In the “Got The Life” video for Korn, the Ferrari we blew up was actually a Pontiac Fiero — we took the body kit off and it looked like a Ferrari — and we were going to launch it, and the stunt guy came up with a way to do it… he was going to ghost-ride it down this little tunnel by the L.A. River and send it up a ramp and off into this great, dramatic jump and explosion. And it barely got enough speed, got to the top of the ramp, trickled off, turned upside-down and just sat there. It was the most colossal failure. We had to try it again with a totally different methodology, where we had a catapult system and we launched that sucker all the way across the river and smashed it into a bridge. To this day we laugh about that epic fail.”
How do you think music videos factored into artists’ repertoires in 1998 versus 2018?
In 1998, you had a unifying factor in MTV, where people were very excited to sit around and watch the same videos come on, and that’s how you connected with the bands you liked — and more importantly you would connect together, because they were all forced to be at the whim of the programmer of MTV … [Videos in 2018] don’t have the galvanizing quality they once had, but now you have the freedom to watch anything at any time. And that’s cannibalized the budgets except for the biggest artists, and it’s not the same “talked about the day after” culture after the days of TRL. And by the way, “Got The Life” was the first video on there to be properly retired because it got requested so much!
Who’s an artist you wish you could shoot a video for these days?
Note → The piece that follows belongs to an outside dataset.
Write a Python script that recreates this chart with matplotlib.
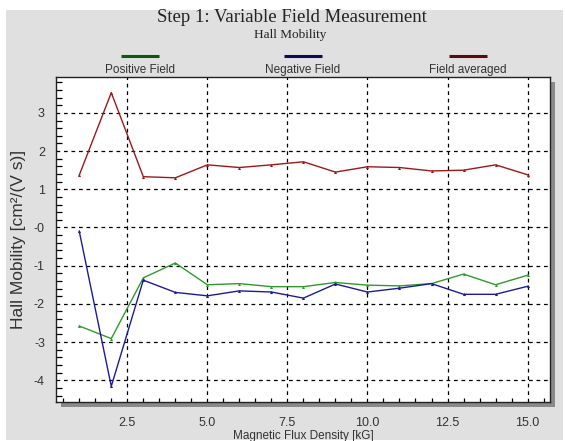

I think Kendrick Lamar and Childish Gambino would be at the top of my list right now.
When someone says “the music culture of 1998,” what comes to mind?
I think everybody was reaching for something other than the life they were currently experiencing, and I like that because that’s how you push things forward… I think of Korn coming from Bakersfield, Cypress Hill coming from East L.A., Sugar Ray coming from Newport Beach, Smashmouth coming from the Bay Area — everybody just wanted to get out of their hometown and play in Europe and touch the world. … It’s probably true today as well, but it was certainly true in 1998.